Three-quarters of more than 1,200 tons of meat from whales caught during Japan’s so-called “research whaling” in the Northwest Pacific remains unsold, according to a report issued by a Japanese anti-whaling civic group.

Thirteen rounds of public auctions for the meat had been opened last October by the Institute of Cetacean Research, the nationally-subsidized organization behind Japan’s whaling activities. About 75% of the 1,211.9 tons offered for sale — or about 908.8 tons — remain unsold, according to the report compiled by freelance journalist Junko Sakuma and released by Japan’s Iruka & Kujira (Dolphin & Whale) Action Network.

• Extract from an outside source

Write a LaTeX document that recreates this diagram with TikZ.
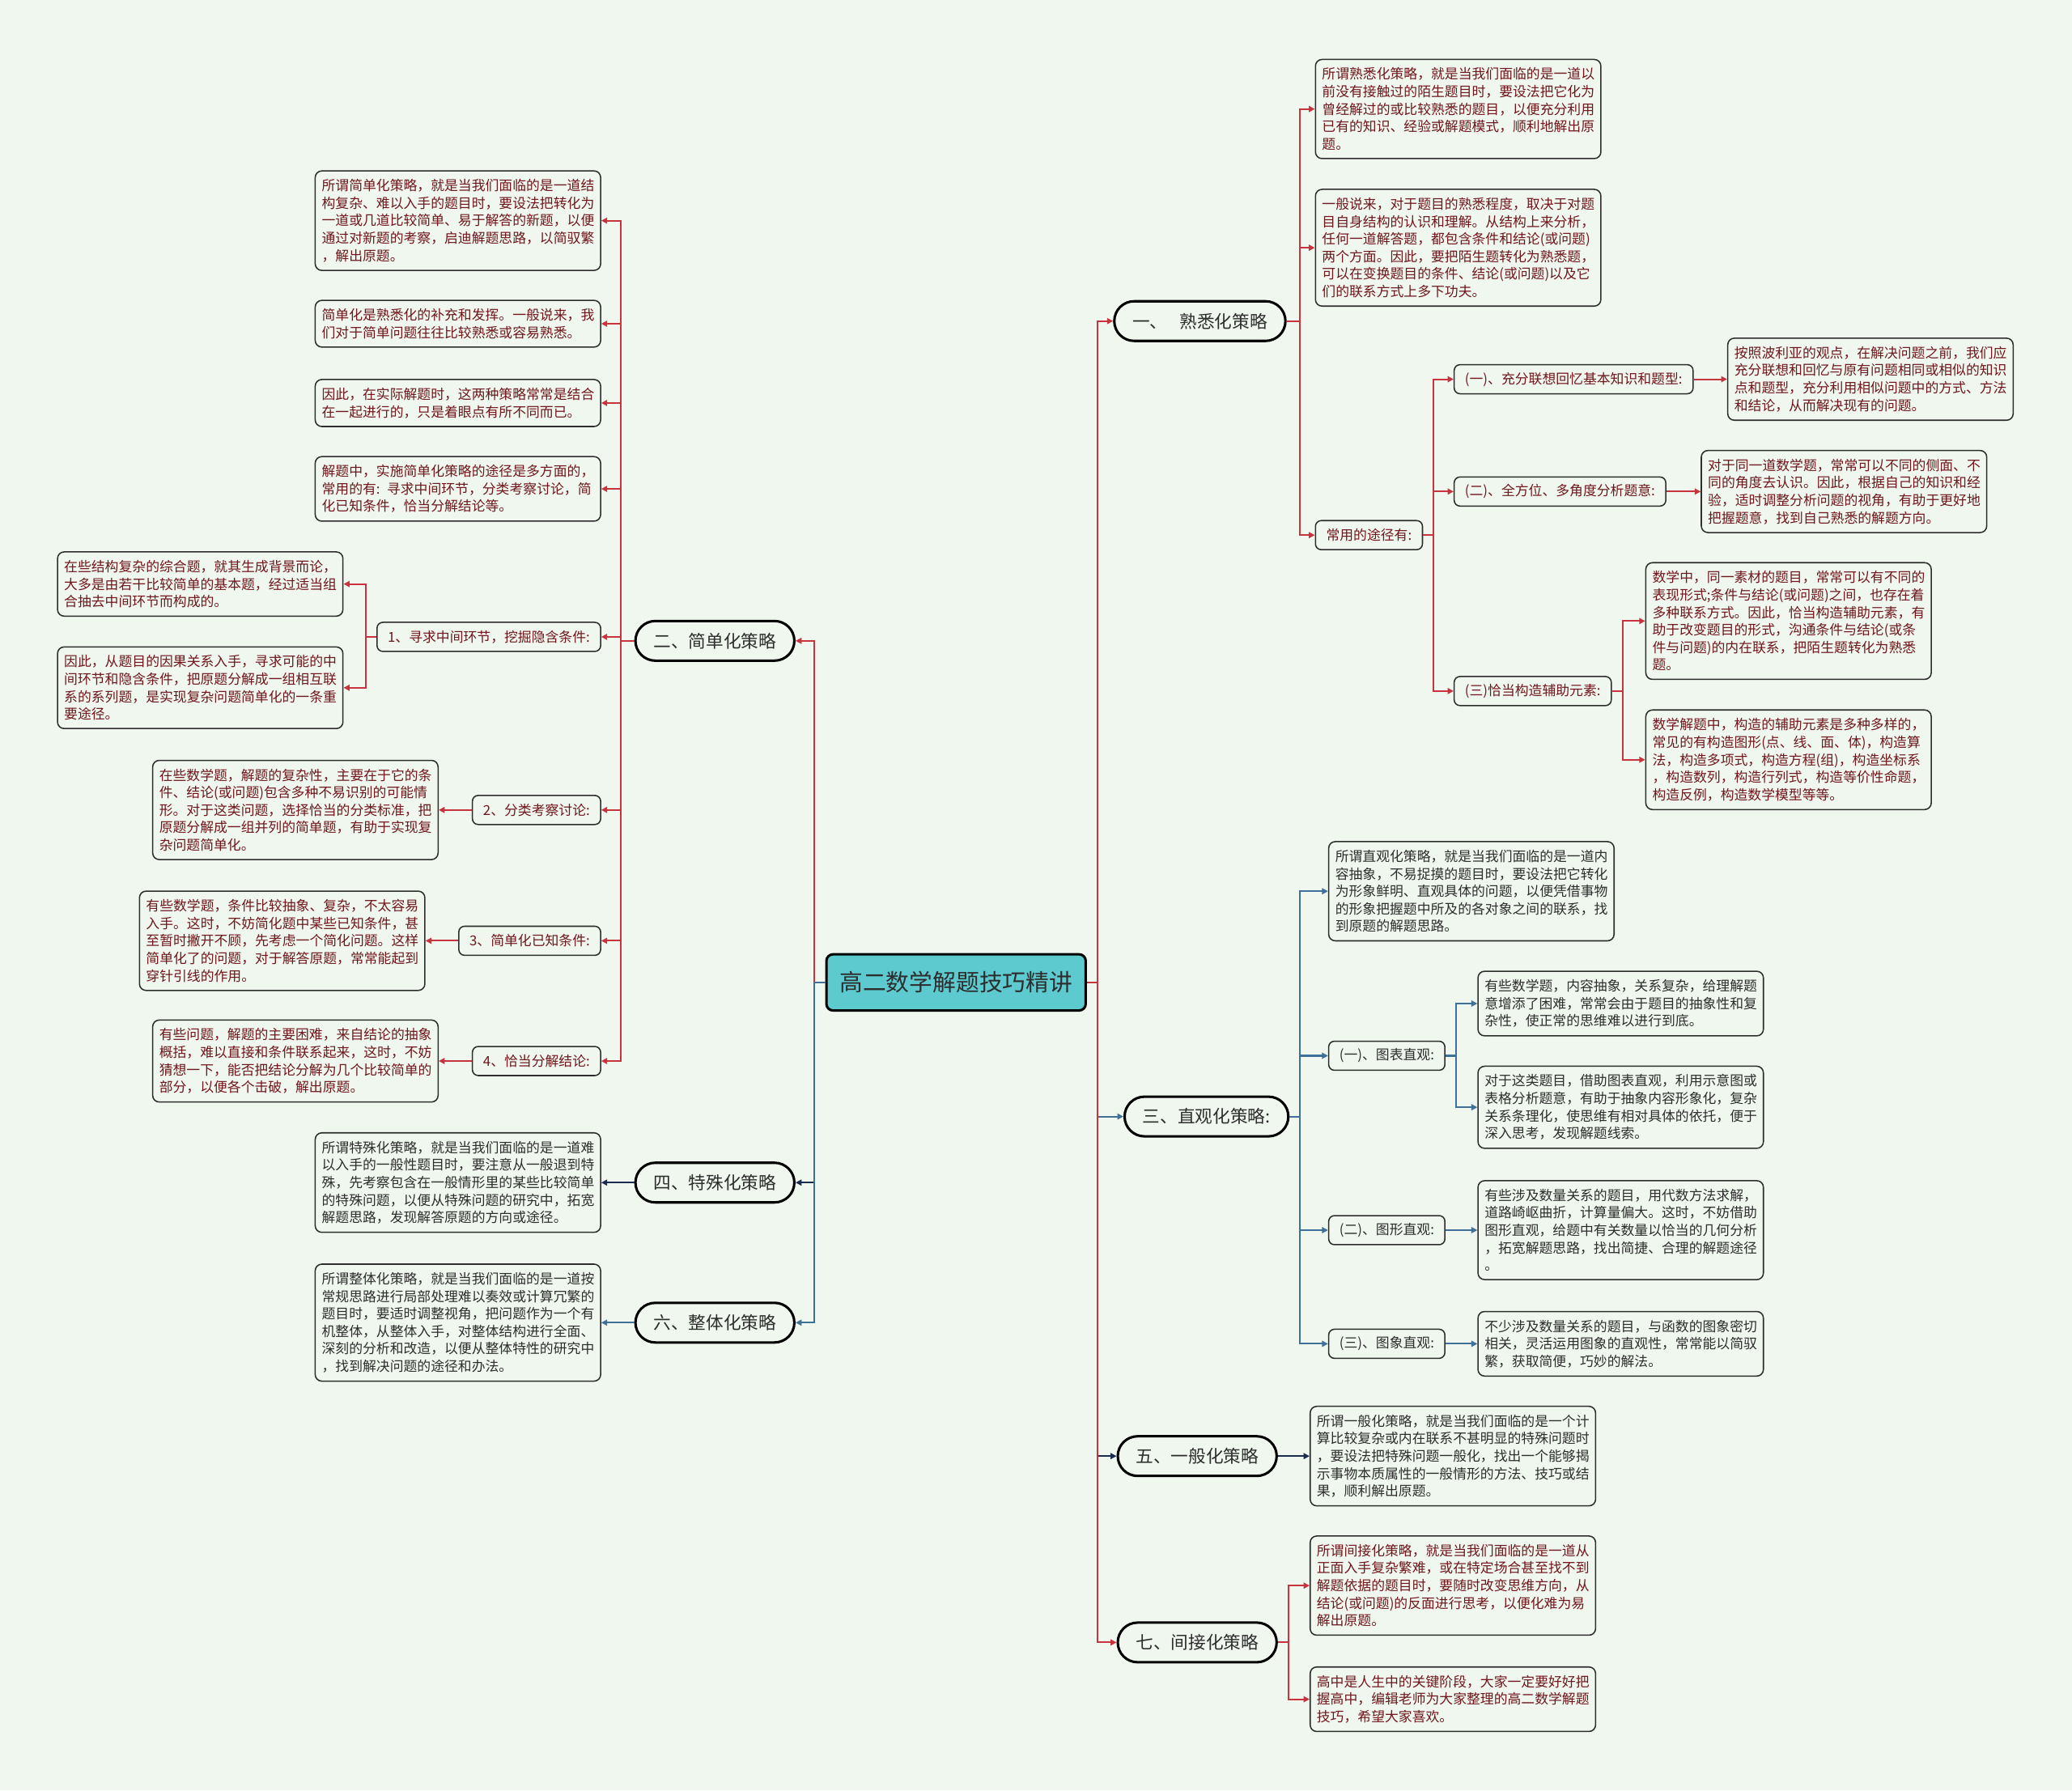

The ICR put up for auction meat of minke, Bryde’s and sei whales in hopes of increasing whale meat consumption and generate more sales to cover the cost of the research.

“We could not achieve the results we had anticipated,” said an ICR official.

The bids submitted by wholesalers and food manufacturers were often lower than the lowest price the ICR had set for bids or no bids were received at all. The meat from 30.4% of minke whales, 81.2% of Bryde’s whales and 78.2% of sei whales remain unsold, according to the report. Another factor behind the failure was the “complicated procedures” involved in the bidding process, said the official.

The ICR plans to return to the procedures in place prior to 2011 to sell the meat on a one-on-one basis to wholesalers and direct buyers. Sales of whale meat have failed to meet the cost of whaling activities, and the central government has been subsidizing for whaling activities.

The International Whaling Commission had imposed a moratorium on commercial whaling in 1982 but Japan has been hunting whales in the norrhwest Pacific and the Antarctic Ocean under its “research whaling” program. The fact that the whale meat is sold for consumption has opened the program to critics who question the Fishery Agency’s assertion that whales are caught for scientific research purposes.

Japanese are thought to have begun whaling as early as the 12th century. Whale meat became especially popular during World War II and the decades following the war when meat was scarce.